Hypervelocity Impact Response of Ti-6Al-4V and Commercially Pure Titanium

• Published in: Procedia engineering Vol. 58; pp. 127 - 137
• Main Authors: Iyer, Kaushik A., Poormon, Kevin L., Deacon, Ryan M., Mehoke, Douglas S., Swaminathan, P.K., Brown, Robert C.
• Format: Journal Article
• Language: English
• Published: Elsevier Ltd 2013
• Subjects: Cratering; Hypervelocity impact; Solar Probe Plus; Titanium; Titanium; Cratering; Solar Probe Plus; Hypervelocity impact
• ISSN: 1877-7058; 1877-7058
• DOI: 10.1016/j.proeng.2013.05.016

Titanium alloy, Ti-6Al-4V, and commercially pure (CP) Titanium will be used to protect the Solar Probe Plus (SPP) spacecraft against hypervelocity impacts by solar dust particles.
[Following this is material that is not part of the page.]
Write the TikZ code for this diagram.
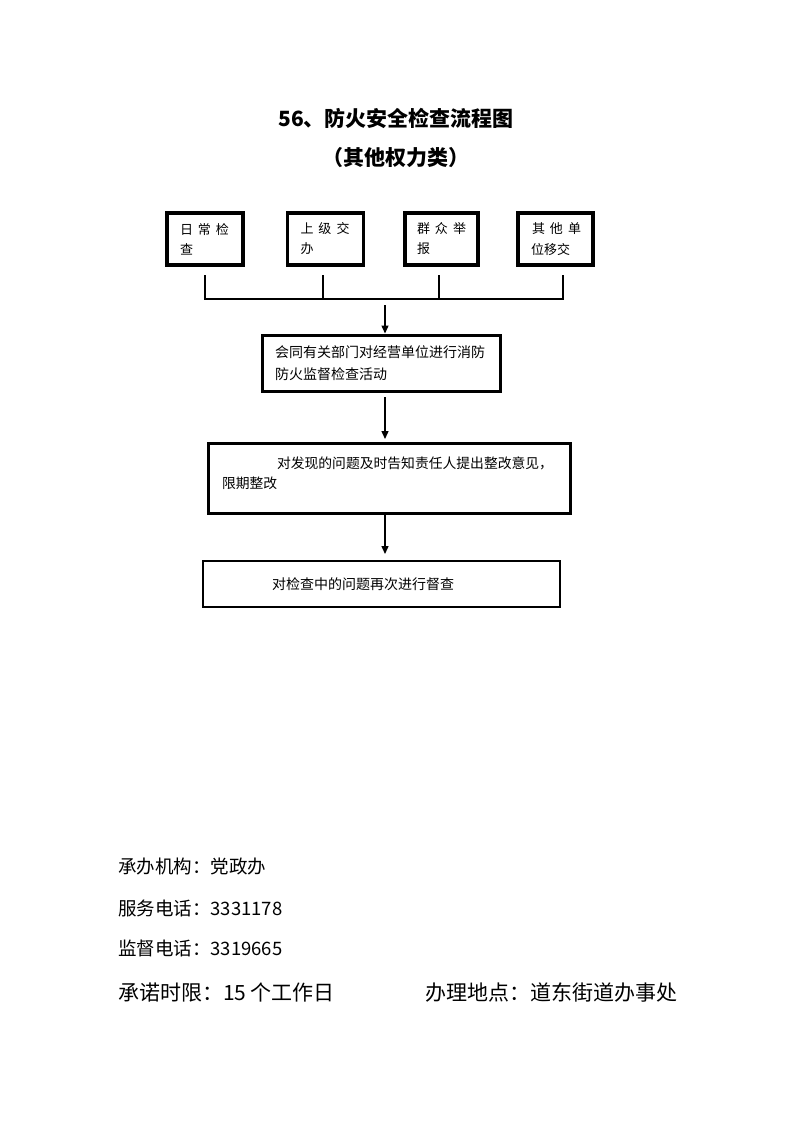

The results of six hypervelocity impact (HVI) tests performed on Ti-6Al-4V and CP monolithic samples (3 each) are evaluated in terms of cratering and spall damage, and compared with crater depth and spall initiation predictions using the Ballistic Limit Equation (BLE) for Titanium shields developed at NASA Johnson Space Center and hydrocode computations. In the tests, 2017-T4 aluminum spheres with a diameter of 2.35mm were used to impact the shields at an impact velocity of about 7km/s. In general, the measured and predicted values of crater depth are found to be in good agreement with each other, regardless of the type of Titanium alloy. In terms of spall damage, two of the three Ti-6Al-4V samples exhibit a noticeable incipient spall and one sample shows a very faint incipient spall, whereas only one of the CP samples shows a faint incipient spall. Polished cross- sections of the samples also indicate sub-crater damage modes such as microcracking, shear localization and large scale grain deformation, and possibly recrystallization. Differences observed in the macroscopic and microscopic damage phenomenologies exhibited by the two types of Titanium alloys are presented and discussed in terms of their implications on the BLE for shielding design calculations.